Titanic was a microcosm of social class stricture. This point is made very clear at the outset, when we see wealthy, landed gentry (upper), the educated but comfortable (middle) and the Irish rustic (lower) classes, each making their separate rendezvous with the doomed vessel. Lightoller (perfectly played by Kenneth Moore) and his wife, represent our middle-class, arriving by train. There is an interesting comedy of manners concerning personal hygiene, played out in the railway carriage.

This film is based upon John Lord's original heavily-researched book, a factual account which has not been compromised with additional drama. As if any were needed. Seen today, it has the appearance of a documentary, an impression reinforced by filming in black & white. Furthermore, because the film is about as long as the Titanic actually lasted after the collision, events unfold in what might be called 'real-time'.

The gradual shift from humour and indifference to one of concern and fear, as the realisation slowly begins to gel that this ship is in serious trouble, is astonishingly well done. The camera cuts and cuts again, presenting brief but graphic vignettes of individuals on board, and how their circumstances and attitude alter with time. The captain stares in disbelief at the lights of the nearby Californian. A lost child is picked up by an ageing steward. The baker elects for drunkenness.
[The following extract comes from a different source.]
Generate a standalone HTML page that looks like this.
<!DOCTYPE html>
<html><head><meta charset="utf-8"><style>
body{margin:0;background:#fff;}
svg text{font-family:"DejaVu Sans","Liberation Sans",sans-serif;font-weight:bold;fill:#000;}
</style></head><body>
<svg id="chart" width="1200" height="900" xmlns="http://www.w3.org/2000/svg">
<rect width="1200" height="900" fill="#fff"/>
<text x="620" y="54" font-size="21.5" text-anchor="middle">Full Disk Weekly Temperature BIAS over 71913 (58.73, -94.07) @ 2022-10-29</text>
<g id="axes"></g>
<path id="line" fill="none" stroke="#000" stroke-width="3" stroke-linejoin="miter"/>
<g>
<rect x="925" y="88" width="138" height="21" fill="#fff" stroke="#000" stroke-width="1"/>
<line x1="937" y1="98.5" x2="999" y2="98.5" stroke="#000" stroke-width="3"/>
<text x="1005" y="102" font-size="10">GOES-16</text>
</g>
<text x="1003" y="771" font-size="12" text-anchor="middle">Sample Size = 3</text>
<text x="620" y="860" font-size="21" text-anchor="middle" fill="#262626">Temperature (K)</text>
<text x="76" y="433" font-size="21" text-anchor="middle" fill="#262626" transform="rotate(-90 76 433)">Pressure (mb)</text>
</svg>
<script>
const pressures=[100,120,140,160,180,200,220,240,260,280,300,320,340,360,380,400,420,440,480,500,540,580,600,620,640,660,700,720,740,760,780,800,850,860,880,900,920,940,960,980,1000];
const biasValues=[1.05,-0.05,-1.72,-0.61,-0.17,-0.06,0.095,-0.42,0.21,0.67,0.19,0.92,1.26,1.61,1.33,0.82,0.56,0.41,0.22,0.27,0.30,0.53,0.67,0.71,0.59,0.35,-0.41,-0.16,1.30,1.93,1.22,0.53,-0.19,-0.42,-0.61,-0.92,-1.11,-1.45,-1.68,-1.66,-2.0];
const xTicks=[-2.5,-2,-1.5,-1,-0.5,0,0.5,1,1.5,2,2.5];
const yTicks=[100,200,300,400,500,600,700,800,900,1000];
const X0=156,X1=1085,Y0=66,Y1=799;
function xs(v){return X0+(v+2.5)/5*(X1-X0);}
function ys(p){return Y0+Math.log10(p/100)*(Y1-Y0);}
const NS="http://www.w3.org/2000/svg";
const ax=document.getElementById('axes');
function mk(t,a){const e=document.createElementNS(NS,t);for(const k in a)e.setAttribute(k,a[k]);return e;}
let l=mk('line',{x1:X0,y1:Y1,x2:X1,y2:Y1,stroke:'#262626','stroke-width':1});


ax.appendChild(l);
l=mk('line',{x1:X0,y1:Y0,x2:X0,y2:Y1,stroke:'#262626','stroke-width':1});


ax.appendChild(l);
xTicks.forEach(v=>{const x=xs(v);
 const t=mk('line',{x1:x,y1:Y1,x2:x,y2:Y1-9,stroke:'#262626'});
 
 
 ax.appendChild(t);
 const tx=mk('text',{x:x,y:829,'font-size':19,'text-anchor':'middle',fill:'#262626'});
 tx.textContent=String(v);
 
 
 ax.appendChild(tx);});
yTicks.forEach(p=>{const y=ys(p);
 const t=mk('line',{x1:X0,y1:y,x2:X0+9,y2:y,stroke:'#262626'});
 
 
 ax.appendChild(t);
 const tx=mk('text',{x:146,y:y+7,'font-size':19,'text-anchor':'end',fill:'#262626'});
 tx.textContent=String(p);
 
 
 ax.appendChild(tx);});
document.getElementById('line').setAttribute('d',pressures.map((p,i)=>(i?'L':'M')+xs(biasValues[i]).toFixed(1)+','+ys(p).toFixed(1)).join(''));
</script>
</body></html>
We hear garbled conversation, often in a foreign language. Millionaires disintegrate, other remain steadfast until the end. The band never falters.

In its time, this was the most expensive movie ever filmed in Britain. And it shows in the lavish and authentic set-pieces. Today it is possible to tell that the long-shots of the ship at sea are actually those of a model; though I'm blowed if I know quite how. That model was some 22 feet long and painstakingly copied. Many of the scenes were also filmed during a very cold late-Autumn, so the steaming breath and shivering depicted later were unintentionally authentic.

The 'epilogue' on the Carpathia now seems rather needless and trite, but it would have been entirely appropriate in 1912. I think the almost endless cycle of disaster/horror movies of the last half-century have hardened our hearts somewhat. It's all so easy to forget, in a world of celluloid fiction; that this actually happened, and pretty-well just as you see it.

Today, perhaps the saddest element of this movie is that it can never be made again. The characters and mannerisms, the sense of honour and stoicism arising from an unflinching belief in ideals, have quietly passed away with their very last representatives that the 1950's encapsulated. There'll be no more fine fellows, no more old beans, no more stiff upper-lips. And hopefully - in an emancipated society - no more 'women and children first'.

Get a hold of this movie, and cherish it. Both it and the ship are gone forever.